Why does epoxy topcoat chalk on outdoor steel structures?

Epoxy topcoats chalk on outdoor steel because the aromatic amine cross-linking chemistry in standard epoxy resins degrades under UV radiation — the surface layer oxidises and forms a white powder within 12–24 months of direct sunlight exposure. Chalking does not mean the epoxy has failed as a barrier, but it indicates the surface layer is no longer protective, and continued UV exposure eventually breaks down the full film. Specify aliphatic polyurethane as the topcoat for any outdoor steel structure with direct UV exposure — confirm “aliphatic” in the product TDS chemistry section before accepting substitutions.

What surface preparation standard is required for anti-corrosion coating for steel?

Sa 2½ per ISO 8501-1 is the minimum required surface preparation for anti-corrosion coating systems on steel in C3 and above environments. Sa 2 is acceptable only for surface-tolerant maintenance primers in controlled conditions. St 3 power-tool cleaning is a maintenance repaint option only when blast cleaning is not achievable — it does not provide the surface profile or cleanliness level required for zinc-rich primers or high-performance epoxy systems.

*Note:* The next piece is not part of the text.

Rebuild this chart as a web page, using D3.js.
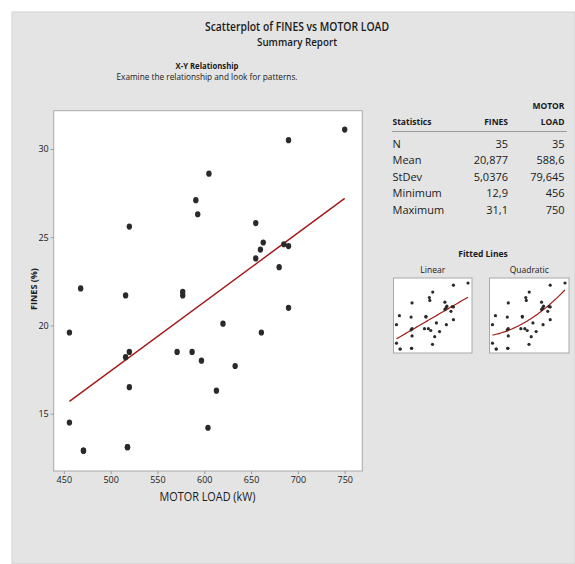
<!DOCTYPE html>
<html><head><meta charset="utf-8">
<script src="https://cdn.jsdelivr.net/npm/d3@7/dist/d3.min.js"></script>
<style>
body{margin:0;background:#fff}
svg text{font-family:"Open Sans","Noto Sans",sans-serif;fill:#1a1a1a}
</style></head>
<body><svg id="chart" width="575" height="564"></svg>
<script>
// ---- data ----
const motorLoad = [520,591,593,605,750,690,655,663,660,655,685,690,680,468,516,577,577,456,520,516,571,587,597,613,520,456,604,471,471,518,518,690,620,661,633];
const fines     = [25.6,27.1,26.3,28.6,31.1,30.5,25.8,24.7,24.3,23.8,24.6,24.5,23.3,22.1,21.7,21.9,21.7,19.6,18.5,18.2,18.5,18.5,18.0,16.3,16.5,14.5,14.2,12.9,12.9,13.1,13.1,21.0,20.1,19.6,17.7];
const xTicks = [450,500,550,600,650,700,750];
const yTicks = [15,20,25,30];
const statLabels = ["N","Mean","StDev","Minimum","Maximum"];
const finesStats = ["35","20,877","5,0376","12,9","31,1"];
const loadStats  = ["35","588,6","79,645","456","750"];
const fitTitles = ["Linear","Quadratic"];

const pts = motorLoad.map((x,i)=>({x, y:fines[i]}));
const svg = d3.select("#chart");

// squeeze text to a target width (reference font is narrower than Open Sans)
function fit(sel, w){
  const n=sel.node(); if(n.getComputedTextLength()>w){sel.attr("textLength",w).attr("lengthAdjust","spacingAndGlyphs");}
  return sel;
}

// panel
svg.append("rect").attr("x",12).attr("y",12).attr("width",563).attr("height",552)
  .attr("fill","#e4e4e4").attr("stroke","#d2d2d2");

// titles
fit(svg.append("text").attr("x",297).attr("y",31).attr("text-anchor","middle")
  .style("font-size","12px").style("font-weight","600").text("Scatterplot of FINES vs MOTOR LOAD"),184);
fit(svg.append("text").attr("x",297).attr("y",46).attr("text-anchor","middle")
  .style("font-size","11.5px").style("font-weight","600").text("Summary Report"),80);
fit(svg.append("text").attr("x",207).attr("y",68.5).attr("text-anchor","middle")
  .style("font-size","8.5px").style("font-weight","700").text("X-Y Relationship"),63);
fit(svg.append("text").attr("x",207).attr("y",79.5).attr("text-anchor","middle")
  .style("font-size","8.5px").text("Examine the relationship and look for patterns."),181);

// main plot
const L=53.7, T=110.7, R=362.3, B=471;
const x = d3.scaleLinear().domain([439.2,768.8]).range([L,R]);
const y = d3.scaleLinear().domain([11.75,32.17]).range([B,T]);

svg.append("rect").attr("x",L).attr("y",T).attr("width",R-L).attr("height",B-T)
  .attr("fill","#fff").attr("stroke","#a8a8a8");

const xAxis = svg.append("g").attr("transform",`translate(0,${B})`)
  .call(d3.axisBottom(x).tickValues(xTicks).tickSize(3).tickPadding(3));
const yAxis = svg.append("g").attr("transform",`translate(${L},0)`)
  .call(d3.axisLeft(y).tickValues(yTicks).tickSize(3).tickPadding(2));
[xAxis,yAxis].forEach(g=>{
  g.select(".domain").remove();
  g.selectAll(".tick line").attr("stroke","#999");
  g.selectAll(".tick text").style("font-size","9px").style("font-family","'Open Sans',sans-serif").attr("fill","#222");
});

fit(svg.append("text").attr("x",207.5).attr("y",501).attr("text-anchor","middle")
  .style("font-size","13px").text("MOTOR LOAD (kW)"),96);
fit(svg.append("text").attr("transform","translate(36.5,289) rotate(-90)").attr("text-anchor","middle")
  .style("font-size","9px").style("font-weight","700").text("FINES (%)"),48);

// regression fits
function linFit(p){
  const mx=d3.mean(p,d=>d.x), my=d3.mean(p,d=>d.y);
  const b=d3.sum(p,d=>(d.x-mx)*(d.y-my))/d3.sum(p,d=>(d.x-mx)**2);
  return v=>my+b*(v-mx);
}
function quadFit(p){
  const mx=d3.mean(p,d=>d.x);
  const S=k=>d3.sum(p,d=>(d.x-mx)**k), Sy=k=>d3.sum(p,d=>d.y*(d.x-mx)**k);
  const A=[[S(0),S(1),S(2)],[S(1),S(2),S(3)],[S(2),S(3),S(4)]], bb=[Sy(0),Sy(1),Sy(2)];
  const M=A.map((r,i)=>[...r,bb[i]]);
  for(let i=0;i<3;i++){for(let j=i+1;j<3;j++){const f=M[j][i]/M[i][i];for(let k=i;k<4;k++)M[j][k]-=f*M[i][k];}}
  const c=[0,0,0];
  for(let i=2;i>=0;i--){let s=M[i][3];for(let k=i+1;k<3;k++)s-=M[i][k]*c[k];c[i]=s/M[i][i];}
  return v=>c[0]+c[1]*(v-mx)+c[2]*(v-mx)**2;
}
const lin=linFit(pts), quad=quadFit(pts);
const xExt=d3.extent(motorLoad), yExt=d3.extent(fines);
const lineColor="#a31a1a", dotColor="#2a2a2a";

svg.append("line").attr("x1",x(xExt[0])).attr("y1",y(lin(xExt[0])))
  .attr("x2",x(xExt[1])).attr("y2",y(lin(xExt[1])))
  .attr("stroke",lineColor).attr("stroke-width",1.5);

svg.append("g").selectAll("ellipse").data(pts).join("ellipse")
  .attr("cx",d=>x(d.x)).attr("cy",d=>y(d.y)).attr("rx",2.7).attr("ry",3.1)
  .attr("fill",dotColor);

// statistics table
const colLabel=392.5, colF=508, colM=564.5;
svg.append("text").attr("x",colM).attr("y",109).attr("text-anchor","end")
  .style("font-size","8.5px").style("font-weight","700").text("MOTOR");
[["Statistics",colLabel,"start"],["FINES",colF,"end"],["LOAD",colM,"end"]].forEach(([t,xx,a])=>
  svg.append("text").attr("x",xx).attr("y",125).attr("text-anchor",a)
    .style("font-size","8.5px").style("font-weight","700").text(t));
svg.append("line").attr("x1",392).attr("x2",567).attr("y1",131.5).attr("y2",131.5)
  .attr("stroke","#9a9a9a");
const rowY=d3.scalePoint().domain(statLabels).range([147.5,213.5]);
statLabels.forEach((s,i)=>{
  const g=svg.append("g").attr("transform",`translate(0,${rowY(s)})`).style("font-size","11px");
  g.append("text").attr("x",colLabel).text(s);
  g.append("text").attr("x",colF).attr("text-anchor","end").text(finesStats[i]);
  g.append("text").attr("x",colM).attr("text-anchor","end").text(loadStats[i]);
});

// fitted lines thumbnails
svg.append("text").attr("x",483).attr("y",257).attr("text-anchor","middle")
  .style("font-size","8.5px").style("font-weight","700").text("Fitted Lines");
const boxes=[{x0:393.5,x1:472},{x0:489.5,x1:569}];
const bT=278, bB=353;
boxes.forEach((bx,k)=>{
  svg.append("text").attr("x",(bx.x0+bx.x1)/2).attr("y",273).attr("text-anchor","middle")
    .style("font-size","8.5px").text(fitTitles[k]);
  svg.append("rect").attr("x",bx.x0).attr("y",bT).attr("width",bx.x1-bx.x0).attr("height",bB-bT)
    .attr("fill","#fff").attr("stroke","#a8a8a8");
  const sx=d3.scaleLinear().domain(xExt).range([bx.x0+3,bx.x1-4]);
  const sy=d3.scaleLinear().domain(yExt).range([bB-4,bT+5]);
  const f=k===0?lin:quad;
  const xs=d3.range(0,41).map(i=>xExt[0]+(xExt[1]-xExt[0])*i/40);
  svg.append("path").attr("d",d3.line().x(v=>sx(v)).y(v=>sy(f(v)))(xs))
    .attr("fill","none").attr("stroke",lineColor).attr("stroke-width",1.2);
  svg.append("g").selectAll("circle").data(pts).join("circle")
    .attr("cx",d=>sx(d.x)).attr("cy",d=>sy(d.y)).attr("r",1.6).attr("fill",dotColor);
});
</script>
</body></html>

How do you specify total DFT for a steel structure coating system?

Specify total DFT as a system target with individual coat ranges — not as a single number for the whole system. A typical specification format: epoxy zinc rich primer 50–75 µm DFT + high-build epoxy intermediate 80–120 µm DFT + polyurethane topcoat 40–60 µm DFT = total system 170–255 µm DFT. State minimum individual readings, minimum zone averages, and maximum permitted readings, and define the repair and retest workflow for out-of-specification readings before application begins.